The relationship started in 2002, when Keith starred in "Ford Truck Man" ads singing "look again," which aligned with the company's plaintive tagline of the day, "If you haven't looked at a Ford lately…look again." The following year, Ford went along for Keith's polemical -- or “Amerigasmic,” as one writer dubbed it -- "Shock n' Y'all" tour (he has said many times that he was never a supporter of the second Iraq campaign, per se), a 60-city jaunt that actually began at Ford headquarters during the automaker's centennial. 

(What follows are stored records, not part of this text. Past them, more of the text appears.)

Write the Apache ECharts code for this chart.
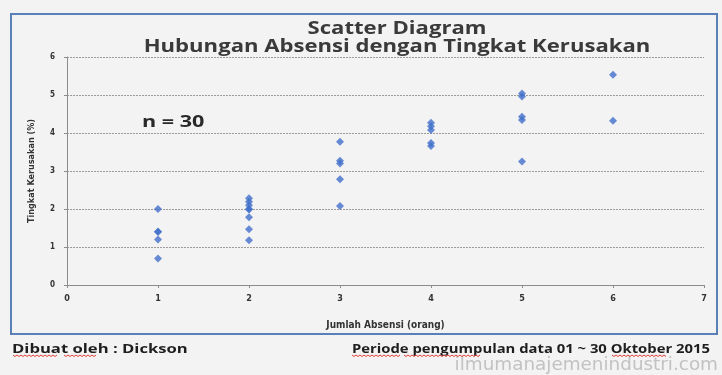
<!DOCTYPE html>
<html>
<head>
<meta charset="utf-8">
<script src="https://cdn.jsdelivr.net/npm/echarts@6/dist/echarts.min.js"></script>
<style>
html,body{margin:0;padding:0;background:#f3f3f4;}
#chart{width:722px;height:375px;}
</style>
</head>
<body>
<div id="chart"></div>
<script>
// Data
const absensi =    [1, 1, 1, 1, 1, 2, 2, 2, 2, 2, 2, 2, 2, 3, 3, 3, 3, 3, 4, 4, 4, 4, 4, 5, 5, 5, 5, 5, 6, 6];
const kerusakan =  [2.0, 1.4, 1.4, 1.2, 0.7, 2.28, 2.19, 2.1, 2.0, 1.99, 1.78, 1.47, 1.18, 3.77, 3.27, 3.2, 2.78, 2.08, 4.27, 4.18, 4.08, 3.74, 3.66, 5.04, 4.96, 4.43, 4.34, 3.25, 5.53, 4.32];
const xTicks = [0, 1, 2, 3, 4, 5, 6, 7];
const yTicks = [0, 1, 2, 3, 4, 5, 6];
const titleLines = ['Scatter Diagram', 'Hubungan Absensi dengan Tingkat Kerusakan'];
const xName = 'Jumlah Absensi (orang)';
const yName = 'Tingkat Kerusakan (%)';
const annotation = 'n = 30';
const footerLeft = 'Dibuat oleh : Dickson';
const footerRight = 'Periode pengumpulan data 01 ~ 30 Oktober 2015';
const watermark = 'ilmumanajemenindustri.com';

const points = absensi.map((x, i) => [x, kerusakan[i]]);
const font = '"Open Sans", sans-serif';
const narrow = '"DejaVu Sans Condensed", "DejaVu Sans", sans-serif';

// spell-check style squiggle under a word (decoration only)
function squiggle(x1, x2, y) {
  const pts = [];
  let up = true;
  for (let x = x1; x <= x2; x += 2) { pts.push([x, up ? y : y + 1.5]); up = !up; }
  return { type: 'polyline', shape: { points: pts }, style: { stroke: '#e0403a', lineWidth: 1, fill: 'none' }, z: 20 };
}

const chart = echarts.init(document.getElementById('chart'));
chart.setOption({
  backgroundColor: '#f3f3f4',
  animation: false,
  grid: { left: 67, right: 18, top: 57, bottom: 90 },
  xAxis: {
    type: 'value', min: xTicks[0], max: xTicks[xTicks.length - 1], interval: 1,
    name: xName, nameLocation: 'middle', nameGap: 35,
    nameTextStyle: { fontFamily: narrow, fontWeight: 'bold', fontSize: 10, color: '#333' },
    axisLine: { lineStyle: { color: '#8c8c8c', width: 1 } },
    axisTick: { show: true, length: 3, lineStyle: { color: '#8c8c8c' } },
    axisLabel: { fontFamily: narrow, fontWeight: 'bold', fontSize: 9, color: '#333', margin: 9 },
    splitLine: { show: false }
  },
  yAxis: {
    type: 'value', min: yTicks[0], max: yTicks[yTicks.length - 1], interval: 1,
    name: yName, nameLocation: 'middle', nameGap: 31, nameRotate: 90,
    nameTextStyle: { fontFamily: narrow, fontWeight: 'bold', fontSize: 9, color: '#333' },
    axisLine: { show: true, lineStyle: { color: '#8c8c8c', width: 1 } },
    axisTick: { show: true, length: 3, lineStyle: { color: '#8c8c8c' } },
    axisLabel: { fontFamily: narrow, fontWeight: 'bold', fontSize: 8, color: '#333', margin: 12 },
    splitLine: { show: true, lineStyle: { color: '#a09a98', width: 1, type: [2, 1] } }
  },
  series: [{
    type: 'scatter',
    data: points,
    symbol: 'diamond',
    symbolSize: 8,
    itemStyle: { color: '#416fcb' }
  }],
  graphic: [
    { type: 'rect', shape: { x: 11, y: 14, width: 706, height: 320 }, style: { fill: 'none', stroke: '#5a80b8', lineWidth: 2 }, z: 10 },
    { type: 'text', x: 397, y: 29, scaleX: 1.3, style: { text: titleLines[0], align: 'center', verticalAlign: 'middle', fontFamily: font, fontWeight: 'bold', fontSize: 17, fill: '#3a3a3a' } },
    { type: 'text', x: 397, y: 47, scaleX: 1.3, style: { text: titleLines[1], align: 'center', verticalAlign: 'middle', fontFamily: font, fontWeight: 'bold', fontSize: 17, fill: '#3a3a3a' } },
    { type: 'text', x: 142, y: 122, scaleX: 1.35, style: { text: annotation, verticalAlign: 'middle', fontFamily: font, fontWeight: 'bold', fontSize: 16, fill: '#2a2a2a' } },
    { type: 'text', x: 12, y: 349, scaleX: 1.28, style: { text: footerLeft, verticalAlign: 'middle', fontFamily: font, fontWeight: 'bold', fontSize: 13, fill: '#1e1e1e' } },
    { type: 'text', x: 352, y: 349, scaleX: 1.14, style: { text: footerRight, verticalAlign: 'middle', fontFamily: font, fontWeight: 'bold', fontSize: 13, fill: '#1e1e1e' } },
    { type: 'text', x: 718, y: 366, scaleX: 1.08, style: { text: watermark, align: 'right', verticalAlign: 'middle', fontFamily: '"DejaVu Sans", sans-serif', fontSize: 17, fill: '#c2c2c2' } },
    squiggle(13, 58, 355), squiggle(64, 96, 355),
    squiggle(352, 400, 355), squiggle(404, 480, 355), squiggle(612, 666, 355)
  ]
});
</script>
</body>
</html>
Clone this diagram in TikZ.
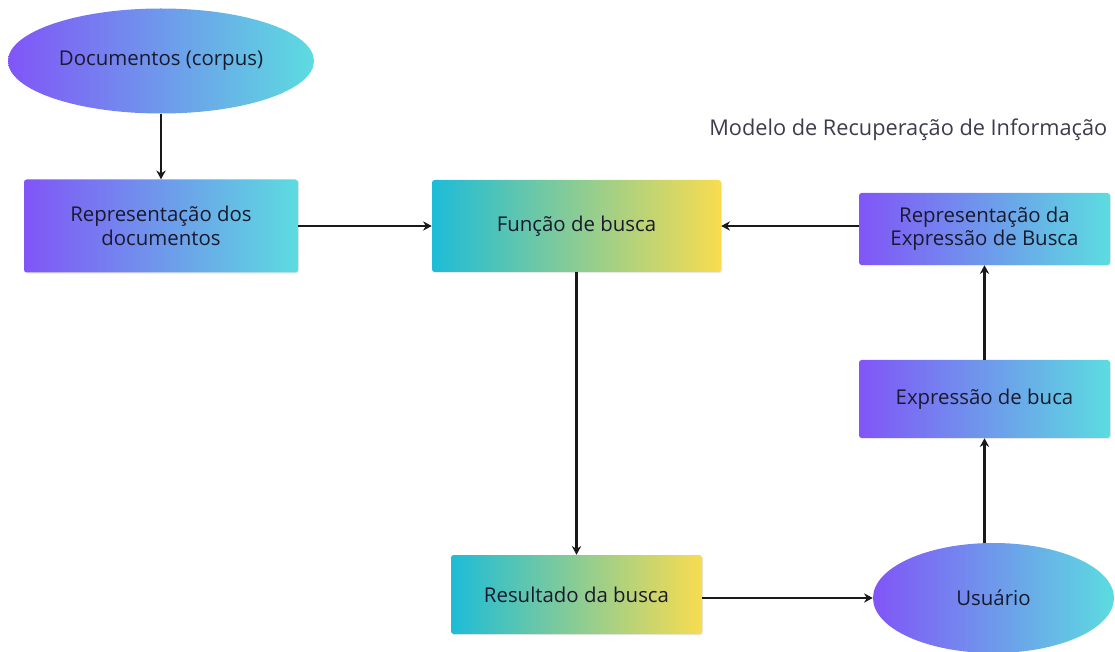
\documentclass[tikz,border=0pt]{standalone}
\usepackage{fontspec}
\setmainfont{Open Sans}
\usetikzlibrary{shapes.geometric,arrows.meta,shadows}
\definecolor{cpurple}{HTML}{8155F7}
\definecolor{ccyan}{HTML}{5CDCE0}
\definecolor{ctealL}{HTML}{1DBCD8}
\definecolor{cyell}{HTML}{F8DC50}
\definecolor{ctext}{HTML}{1A1A2E}
\tikzset{
  txt/.style={text=ctext, font=\fontsize{15.3}{17.5}\selectfont},
  pc/.style={txt, left color=cpurple, right color=ccyan, draw=none, rounded corners=2pt,
    align=center, inner sep=0pt,
    drop shadow={opacity=0.18, shadow xshift=0.8pt, shadow yshift=-0.8pt}},
  ty/.style={txt, left color=ctealL, right color=cyell, draw=none, rounded corners=2pt,
    align=center, inner sep=0pt,
    drop shadow={opacity=0.18, shadow xshift=0.8pt, shadow yshift=-0.8pt}},
  ell/.style={txt, ellipse, left color=cpurple, right color=ccyan, draw=none, inner sep=0pt},
  conn/.style={line width=2pt, -{Stealth[length=6.5pt,width=7pt]}, black!90}
}
\begin{document}
\begin{tikzpicture}[x=0.75pt,y=-0.75pt]
\useasboundingbox (0,0) rectangle (1115,652);
% nodes
\node[ell, minimum width=306*0.75pt, minimum height=105*0.75pt] (docs) at (161,61) {Documentos (corpus)};
\node[pc, minimum width=274*0.75pt, minimum height=93*0.75pt] (repdoc) at (161,226) {Representação dos\\documentos};
\node[ty, minimum width=289*0.75pt, minimum height=92*0.75pt] (func) at (576.5,226) {Função de busca};
\node[pc, minimum width=251*0.75pt, minimum height=72*0.75pt] (repexp) at (984.5,229) {Representação da\\Expressão de Busca};
\node[pc, minimum width=251*0.75pt, minimum height=78*0.75pt] (exp) at (984.5,399) {Expressão de buca};
\node[ty, minimum width=251*0.75pt, minimum height=79*0.75pt] (res) at (576.5,594.5) {Resultado da busca};
\node[ell, minimum width=241*0.75pt, minimum height=110*0.75pt] (user) at (993.5,598) {Usuário};
\node[anchor=east, text=ctext!85, font=\fontsize{16.3}{19}\selectfont] (title) at (1112,130) {Modelo de Recuperação de Informação};
% connectors
\draw[conn] (docs.south) -- (repdoc.north);
\draw[conn] (repdoc.east) -- (func.west);
\draw[conn] (repexp.west |- func.east) -- (func.east);
\draw[conn] (func.south) -- (res.north);
\draw[conn] (res.east |- user.west) -- (user.west);
\draw[conn] (user.north -| exp.south) -- (exp.south);
\draw[conn] (exp.north) -- (repexp.south);
\end{tikzpicture}
\end{document}
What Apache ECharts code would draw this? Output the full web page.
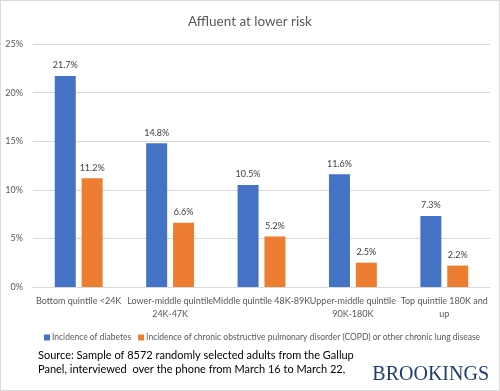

Robert Passikoff, president of New York-based Brand Keys, explains that -- as a country singer might put it -- if it ain’t workin, it ain’t gonna work. "This is an issue about emotional engagement and believability. And [an artist] doesn’t have to have broken the morals clause in the contract for brands eventually to turn around and go, 'It's not really working,'" he says. He adds that the emotional connection that truck buyers have with their vehicles (about 80% of the consideration process, he says) makes a country artist relationship a more natural alignment if there's that same emotional and credibility connection with the artist. "You have to go to far side of the spectrum on any other auto type to find that level of emotionality,” he says. “The issue should always be how are the two leveraging each other for the benefit of the brand. And if there is a high degree of trust with an artist, you can sell anything."